::: MATERIAL

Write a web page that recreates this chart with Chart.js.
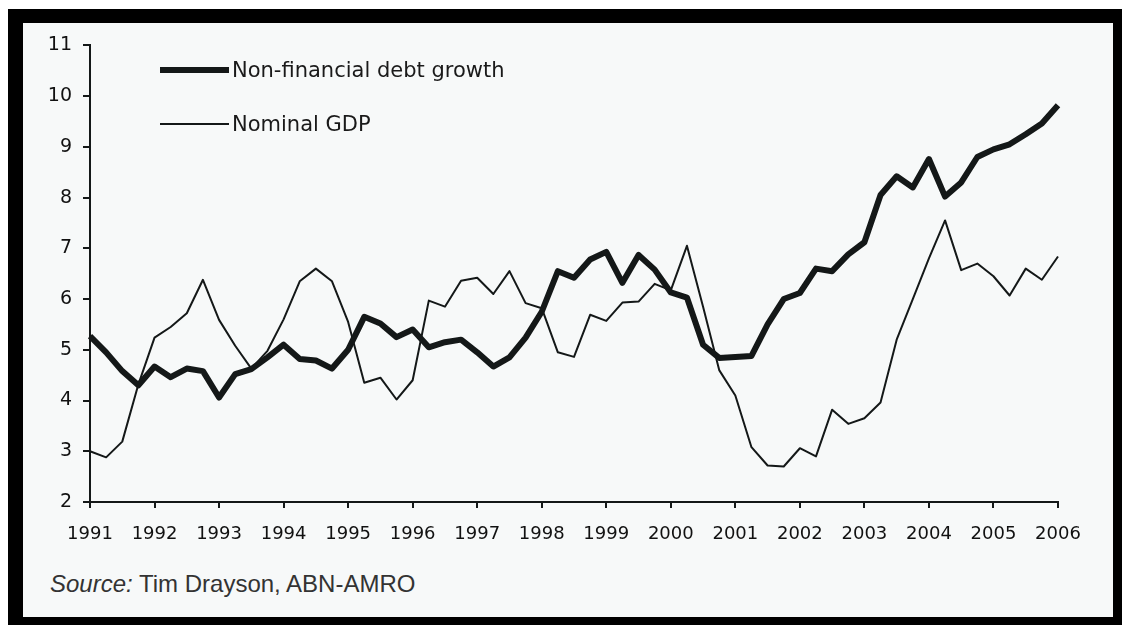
<!DOCTYPE html>
<html>
<head>
<meta charset="utf-8">
<script src="https://cdn.jsdelivr.net/npm/chart.js@4/dist/chart.umd.min.js"></script>
<style>
  body { margin: 0; background: #ffffff; width: 1122px; height: 625px; overflow: hidden; position: relative; }
  #frame { position: absolute; left: 8px; top: 9px; width: 1114px; height: 616px; background: #000; }
  #inner { position: absolute; left: 23px; top: 23px; width: 1090px; height: 594px; background: #f7f9f9; }
  #chart { position: absolute; left: 23px; top: 23px; }
  #source { position: absolute; left: 50px; top: 572px; font-family: "Liberation Sans", Arial, sans-serif; font-size: 24px; line-height: 24px; color: #333; white-space: nowrap; }
</style>
</head>
<body>
<div id="frame"></div>
<div id="inner"></div>
<canvas id="chart" width="1090" height="540"></canvas>
<div id="source"><i>Source:</i> Tim Drayson, ABN-AMRO</div>
<script>
// Quarterly observations, 1991 Q1 to 2006 Q1
var years = [1991, 1992, 1993, 1994, 1995, 1996, 1997, 1998, 1999, 2000, 2001, 2002, 2003, 2004, 2005, 2006];
var quarters = [];
years.forEach(function (y) {
    for (var q = 1; q <= 4; q++) {
        if (y === 2006 && q > 1) break;
        quarters.push(y + ' Q' + q);
    }
});

// Non-financial debt growth, % y/y
var debtGrowth = [
    5.27, 4.95, 4.58, 4.30, 4.67, 4.46, 4.63, 4.58, 4.06, 4.52, 4.62, 4.85,
    5.10, 4.82, 4.79, 4.63, 5.00, 5.65, 5.52, 5.25, 5.40, 5.05, 5.15, 5.20,
    4.95, 4.67, 4.85, 5.24, 5.75, 6.55, 6.42, 6.78, 6.93, 6.32, 6.87, 6.58,
    6.13, 6.03, 5.10, 4.84, 4.86, 4.88, 5.50, 6.00, 6.12, 6.60, 6.55, 6.88,
    7.12, 8.05, 8.42, 8.20, 8.76, 8.02, 8.30, 8.80, 8.95, 9.05, 9.25, 9.46,
    9.82
];

// Nominal GDP growth, % y/y
var nominalGDP = [
    3.00, 2.88, 3.19, 4.32, 5.24, 5.45, 5.72, 6.38, 5.59, 5.08, 4.63, 4.98,
    5.60, 6.35, 6.60, 6.35, 5.55, 4.35, 4.45, 4.02, 4.40, 5.97, 5.85, 6.36,
    6.42, 6.10, 6.55, 5.92, 5.82, 4.95, 4.86, 5.69, 5.57, 5.93, 5.95, 6.30,
    6.17, 7.05, 5.85, 4.60, 4.10, 3.08, 2.72, 2.70, 3.06, 2.90, 3.82, 3.54,
    3.65, 3.96, 5.20, 6.00, 6.80, 7.55, 6.57, 6.70, 6.45, 6.07, 6.60, 6.38,
    6.84
];

var yMin = 2, yMax = 11;
var ink = '#141818';

// legend drawn inside the plot, top left
var legendPlugin = {
    id: 'innerLegend',
    afterDraw: function (chart) {
        var ctx = chart.ctx;
        var rows = [47, 101];
        ctx.save();
        chart.data.datasets.forEach(function (ds, i) {
            ctx.strokeStyle = ds.borderColor;
            ctx.lineWidth = ds.borderWidth;
            ctx.lineCap = 'butt';
            ctx.beginPath();
            ctx.moveTo(137, rows[i]);
            ctx.lineTo(206, rows[i]);
            ctx.stroke();
            ctx.fillStyle = '#1a1a1a';
            ctx.font = '21px "DejaVu Sans"';
            ctx.textBaseline = 'middle';
            ctx.fillText(ds.label, 209, rows[i] + 2);
        });
        ctx.restore();
    }
};

var chart = new Chart(document.getElementById('chart'), {
    type: 'line',
    data: {
        labels: quarters,
        datasets: [{
            label: 'Non-financial debt growth',
            data: debtGrowth,
            borderColor: ink,
            borderWidth: 6,
            pointRadius: 0,
            tension: 0,
            borderJoinStyle: 'round'
        }, {
            label: 'Nominal GDP',
            data: nominalGDP,
            borderColor: ink,
            borderWidth: 2,
            pointRadius: 0,
            tension: 0,
            borderJoinStyle: 'round'
        }]
    },
    options: {
        responsive: false,
        devicePixelRatio: 1,
        animation: false,
        layout: { padding: { top: 10, right: 55, left: 0, bottom: 0 } },
        plugins: { legend: { display: false }, tooltip: { enabled: false } },
        scales: {
            x: {
                type: 'category',
                offset: false,
                afterFit: function (scale) { scale.height = 61; },
                border: { display: true, color: ink, width: 2 },
                grid: { drawOnChartArea: false, drawTicks: true, tickLength: 6, color: ink, lineWidth: 2 },
                ticks: {
                    autoSkip: false,
                    maxRotation: 0,
                    padding: 16,
                    color: '#111',
                    font: { family: 'DejaVu Sans', size: 18, weight: '500' },
                    callback: function (val, idx) {
                        var lab = quarters[idx];
                        return lab.slice(-2) === 'Q1' ? lab.slice(0, 4) : null;
                    }
                }
            },
            y: {
                min: yMin,
                max: yMax,
                afterFit: function (scale) { scale.width = 67; },
                border: { display: true, color: ink, width: 2 },
                grid: { drawOnChartArea: false, drawTicks: true, tickLength: 7, color: ink, lineWidth: 2 },
                ticks: {
                    stepSize: 1,
                    padding: 11,
                    color: '#111',
                    font: { family: 'DejaVu Sans', size: 19 }
                }
            }
        }
    },
    plugins: [legendPlugin]
});
</script>
</body>
</html>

::::::

**EXERCISE DIRECTIONS**
Omit the pictures and give the material again, exactly and in full.

**PROBLEM SOLUTION**
Write a web page that recreates this chart with Chart.js.
<!DOCTYPE html>
<html>
<head>
<meta charset="utf-8">
<script src="https://cdn.jsdelivr.net/npm/chart.js@4/dist/chart.umd.min.js"></script>
<style>
  body { margin: 0; background: #ffffff; width: 1122px; height: 625px; overflow: hidden; position: relative; }
  #frame { position: absolute; left: 8px; top: 9px; width: 1114px; height: 616px; background: #000; }
  #inner { position: absolute; left: 23px; top: 23px; width: 1090px; height: 594px; background: #f7f9f9; }
  #chart { position: absolute; left: 23px; top: 23px; }
  #source { position: absolute; left: 50px; top: 572px; font-family: "Liberation Sans", Arial, sans-serif; font-size: 24px; line-height: 24px; color: #333; white-space: nowrap; }
</style>
</head>
<body>
<div id="frame"></div>
<div id="inner"></div>
<canvas id="chart" width="1090" height="540"></canvas>
<div id="source"><i>Source:</i> Tim Drayson, ABN-AMRO</div>
<script>
// Quarterly observations, 1991 Q1 to 2006 Q1
var years = [1991, 1992, 1993, 1994, 1995, 1996, 1997, 1998, 1999, 2000, 2001, 2002, 2003, 2004, 2005, 2006];
var quarters = [];
years.forEach(function (y) {
    for (var q = 1; q <= 4; q++) {
        if (y === 2006 && q > 1) break;
        quarters.push(y + ' Q' + q);
    }
});

// Non-financial debt growth, % y/y
var debtGrowth = [
    5.27, 4.95, 4.58, 4.30, 4.67, 4.46, 4.63, 4.58, 4.06, 4.52, 4.62, 4.85,
    5.10, 4.82, 4.79, 4.63, 5.00, 5.65, 5.52, 5.25, 5.40, 5.05, 5.15, 5.20,
    4.95, 4.67, 4.85, 5.24, 5.75, 6.55, 6.42, 6.78, 6.93, 6.32, 6.87, 6.58,
    6.13, 6.03, 5.10, 4.84, 4.86, 4.88, 5.50, 6.00, 6.12, 6.60, 6.55, 6.88,
    7.12, 8.05, 8.42, 8.20, 8.76, 8.02, 8.30, 8.80, 8.95, 9.05, 9.25, 9.46,
    9.82
];

// Nominal GDP growth, % y/y
var nominalGDP = [
    3.00, 2.88, 3.19, 4.32, 5.24, 5.45, 5.72, 6.38, 5.59, 5.08, 4.63, 4.98,
    5.60, 6.35, 6.60, 6.35, 5.55, 4.35, 4.45, 4.02, 4.40, 5.97, 5.85, 6.36,
    6.42, 6.10, 6.55, 5.92, 5.82, 4.95, 4.86, 5.69, 5.57, 5.93, 5.95, 6.30,
    6.17, 7.05, 5.85, 4.60, 4.10, 3.08, 2.72, 2.70, 3.06, 2.90, 3.82, 3.54,
    3.65, 3.96, 5.20, 6.00, 6.80, 7.55, 6.57, 6.70, 6.45, 6.07, 6.60, 6.38,
    6.84
];

var yMin = 2, yMax = 11;
var ink = '#141818';

// legend drawn inside the plot, top left
var legendPlugin = {
    id: 'innerLegend',
    afterDraw: function (chart) {
        var ctx = chart.ctx;
        var rows = [47, 101];
        ctx.save();
        chart.data.datasets.forEach(function (ds, i) {
            ctx.strokeStyle = ds.borderColor;
            ctx.lineWidth = ds.borderWidth;
            ctx.lineCap = 'butt';
            ctx.beginPath();
            ctx.moveTo(137, rows[i]);
            ctx.lineTo(206, rows[i]);
            ctx.stroke();
            ctx.fillStyle = '#1a1a1a';
            ctx.font = '21px "DejaVu Sans"';
            ctx.textBaseline = 'middle';
            ctx.fillText(ds.label, 209, rows[i] + 2);
        });
        ctx.restore();
    }
};

var chart = new Chart(document.getElementById('chart'), {
    type: 'line',
    data: {
        labels: quarters,
        datasets: [{
            label: 'Non-financial debt growth',
            data: debtGrowth,
            borderColor: ink,
            borderWidth: 6,
            pointRadius: 0,
            tension: 0,
            borderJoinStyle: 'round'
        }, {
            label: 'Nominal GDP',
            data: nominalGDP,
            borderColor: ink,
            borderWidth: 2,
            pointRadius: 0,
            tension: 0,
            borderJoinStyle: 'round'
        }]
    },
    options: {
        responsive: false,
        devicePixelRatio: 1,
        animation: false,
        layout: { padding: { top: 10, right: 55, left: 0, bottom: 0 } },
        plugins: { legend: { display: false }, tooltip: { enabled: false } },
        scales: {
            x: {
                type: 'category',
                offset: false,
                afterFit: function (scale) { scale.height = 61; },
                border: { display: true, color: ink, width: 2 },
                grid: { drawOnChartArea: false, drawTicks: true, tickLength: 6, color: ink, lineWidth: 2 },
                ticks: {
                    autoSkip: false,
                    maxRotation: 0,
                    padding: 16,
                    color: '#111',
                    font: { family: 'DejaVu Sans', size: 18, weight: '500' },
                    callback: function (val, idx) {
                        var lab = quarters[idx];
                        return lab.slice(-2) === 'Q1' ? lab.slice(0, 4) : null;
                    }
                }
            },
            y: {
                min: yMin,
                max: yMax,
                afterFit: function (scale) { scale.width = 67; },
                border: { display: true, color: ink, width: 2 },
                grid: { drawOnChartArea: false, drawTicks: true, tickLength: 7, color: ink, lineWidth: 2 },
                ticks: {
                    stepSize: 1,
                    padding: 11,
                    color: '#111',
                    font: { family: 'DejaVu Sans', size: 19 }
                }
            }
        }
    },
    plugins: [legendPlugin]
});
</script>
</body>
</html>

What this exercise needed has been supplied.